I got to join Mawar Sharon's Aksi Natal activity with the Pasukan Kuning (Surabaya's garbage collectors). It was such a blessed time to see the smiles on their faces as this was the first time that they were appreciated for their role in the community.



I declared myself to be Pak Tony's and Ibu Mei's youngest daughter. But Maria and Monic always protest, they say I should be Jie-jie. But then, I say that it doesn't seem to show. :) This photo was taken during MSI's Christmas Service on Decemeber 23.


A day after Christmas, I visited an orphanage in Mojokerto along with some other teachers from school. It was simple a celebration of sharing and remembering God's goodness in our lives. These 2 girls show what joy and contentment is. They were so happy even with just a simple meal of rice and fried chicken. We have so much to learn from children. :)

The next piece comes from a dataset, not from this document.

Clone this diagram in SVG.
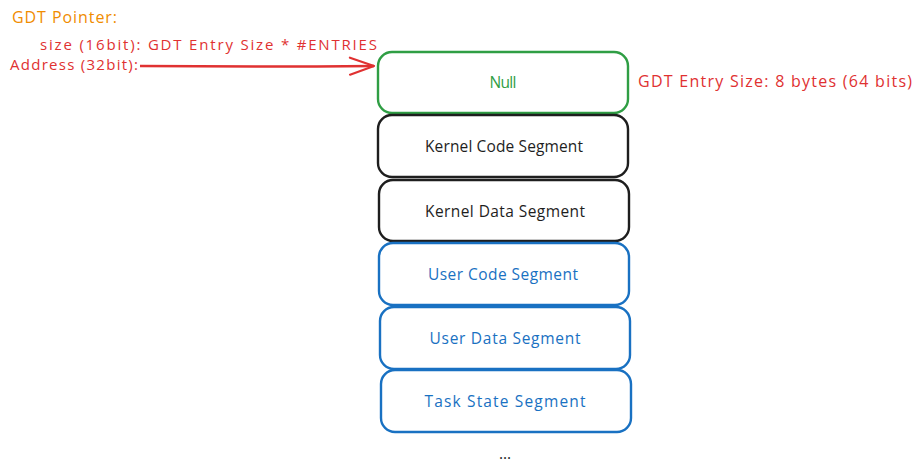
<svg xmlns="http://www.w3.org/2000/svg" width="922" height="474" viewBox="0 0 922 474">
<defs>
<style>
text{font-family:"Open Sans","Liberation Sans",sans-serif;font-size:16px}
.box{fill:#ffffff;stroke-width:2.4}
.lbl{text-anchor:middle;font-size:15.5px}
.g{stroke:#2f9e44}.k{stroke:#1e1e1e}.b{stroke:#1971c2}
.tg{fill:#2f9e44}.tk{fill:#1e1e1e}.tb{fill:#1971c2}
.red{fill:#e03131}.org{fill:#f08c00}
.sm{font-size:15px}
</style>
<marker id="ah" viewBox="0 0 28 20" refX="26" refY="10" markerWidth="28" markerHeight="20" markerUnits="userSpaceOnUse" orient="auto">
<path d="M2 1.5 L26 10 L2 18.5" fill="none" stroke="#e03131" stroke-width="2.2" stroke-linecap="round" stroke-linejoin="round"/>
</marker>
</defs>
<rect width="922" height="474" fill="#ffffff"/>
<g id="labels">
<text x="12" y="23" class="org" textLength="105" lengthAdjust="spacing">GDT Pointer:</text>
<text x="40" y="50" class="red sm" textLength="337" lengthAdjust="spacing">size (16bit): GDT Entry Size * #ENTRIES</text>
<text x="10" y="70" class="red sm" textLength="128" lengthAdjust="spacing">Address (32bit):</text>
<text x="638" y="87" class="red" textLength="274" lengthAdjust="spacing">GDT Entry Size: 8 bytes (64 bits)</text>
<text x="505" y="459" class="lbl tk" font-size="17">...</text>
</g>
<g id="connectors">
<path d="M140 66 Q260 67 374 66" fill="none" stroke="#e03131" stroke-width="2.4" marker-end="url(#ah)"/>
</g>
<g id="null"><rect class="box g" x="378" y="52" width="250" height="61" rx="14"/><text class="lbl tg" x="503" y="88" textLength="27" lengthAdjust="spacing">Null</text></g>
<g id="kcode"><rect class="box k" x="378" y="115" width="250" height="62" rx="14"/><text class="lbl tk" x="504" y="152" textLength="158" lengthAdjust="spacing">Kernel Code Segment</text></g>
<g id="kdata"><rect class="box k" x="379" y="180" width="250" height="61" rx="14"/><text class="lbl tk" x="505" y="217" textLength="160" lengthAdjust="spacing">Kernel Data Segment</text></g>
<g id="ucode"><rect class="box b" x="379" y="243" width="250" height="62" rx="14"/><text class="lbl tb" x="503" y="280" textLength="150" lengthAdjust="spacing">User Code Segment</text></g>
<g id="udata"><rect class="box b" x="380" y="307" width="250" height="62" rx="14"/><text class="lbl tb" x="505" y="344" textLength="151" lengthAdjust="spacing">User Data Segment</text></g>
<g id="tss"><rect class="box b" x="381" y="370" width="250" height="62" rx="14"/><text class="lbl tb" x="505" y="407" textLength="161" lengthAdjust="spacing">Task State Segment</text></g>
</svg>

With Riri and Reni at the school's Christmas lunch at Majapahit hotel. We had a great time eating dimsums. After lunch, each level gave a short presentation. It was simple but meaningful.

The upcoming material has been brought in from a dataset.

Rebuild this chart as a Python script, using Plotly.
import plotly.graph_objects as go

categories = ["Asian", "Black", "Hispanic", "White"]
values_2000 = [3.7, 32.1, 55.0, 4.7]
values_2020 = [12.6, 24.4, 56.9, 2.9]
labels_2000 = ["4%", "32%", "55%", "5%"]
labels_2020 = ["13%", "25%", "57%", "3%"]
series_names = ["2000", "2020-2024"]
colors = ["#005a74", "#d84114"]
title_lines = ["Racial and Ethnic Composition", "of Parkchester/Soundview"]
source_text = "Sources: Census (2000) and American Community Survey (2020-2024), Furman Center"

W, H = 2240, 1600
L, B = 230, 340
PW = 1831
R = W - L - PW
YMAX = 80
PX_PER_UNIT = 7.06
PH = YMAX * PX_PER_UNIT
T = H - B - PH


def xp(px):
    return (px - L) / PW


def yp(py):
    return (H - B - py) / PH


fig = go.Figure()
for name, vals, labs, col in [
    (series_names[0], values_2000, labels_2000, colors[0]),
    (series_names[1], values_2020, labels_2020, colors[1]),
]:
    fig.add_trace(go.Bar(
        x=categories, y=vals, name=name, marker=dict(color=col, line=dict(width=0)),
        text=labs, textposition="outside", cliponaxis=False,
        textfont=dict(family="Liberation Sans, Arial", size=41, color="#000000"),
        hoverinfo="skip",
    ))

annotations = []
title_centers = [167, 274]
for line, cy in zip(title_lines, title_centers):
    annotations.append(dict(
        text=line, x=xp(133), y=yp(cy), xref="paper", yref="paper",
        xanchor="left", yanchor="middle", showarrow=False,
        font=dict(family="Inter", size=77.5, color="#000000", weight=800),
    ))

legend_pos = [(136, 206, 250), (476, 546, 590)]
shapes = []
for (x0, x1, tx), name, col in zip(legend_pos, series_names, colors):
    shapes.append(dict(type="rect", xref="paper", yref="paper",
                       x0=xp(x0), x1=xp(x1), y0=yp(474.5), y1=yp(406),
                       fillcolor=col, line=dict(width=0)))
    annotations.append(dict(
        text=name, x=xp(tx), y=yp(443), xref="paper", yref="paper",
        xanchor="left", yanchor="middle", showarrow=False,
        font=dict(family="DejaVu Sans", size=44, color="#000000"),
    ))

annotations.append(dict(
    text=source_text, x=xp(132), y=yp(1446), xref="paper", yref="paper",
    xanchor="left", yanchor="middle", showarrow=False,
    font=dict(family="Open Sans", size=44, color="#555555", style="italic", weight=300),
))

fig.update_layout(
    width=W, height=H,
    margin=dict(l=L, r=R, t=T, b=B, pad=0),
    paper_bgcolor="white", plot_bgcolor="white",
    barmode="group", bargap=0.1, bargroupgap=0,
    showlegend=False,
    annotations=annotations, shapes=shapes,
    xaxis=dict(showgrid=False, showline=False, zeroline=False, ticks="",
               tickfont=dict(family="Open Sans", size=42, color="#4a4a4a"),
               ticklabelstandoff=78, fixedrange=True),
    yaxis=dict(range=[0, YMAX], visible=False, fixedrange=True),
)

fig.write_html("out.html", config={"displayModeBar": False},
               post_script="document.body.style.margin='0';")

Learning by doing - that' exactly what the kids did when they had their field trip at Papa Ron's. We all got to see how pizza was made and everyone got the chance to make a pizza. And of course, the best part was the eating part! Yummm....


(Daniel Class with its own rendition of "O Holy Night!")


Christmas was a time of remebering all of God's goodness in my life. I've seen His faithfulness throughout the whole year. I just want to thank God for loving me that He gave Jesus to die for me. I can never thank Him enough!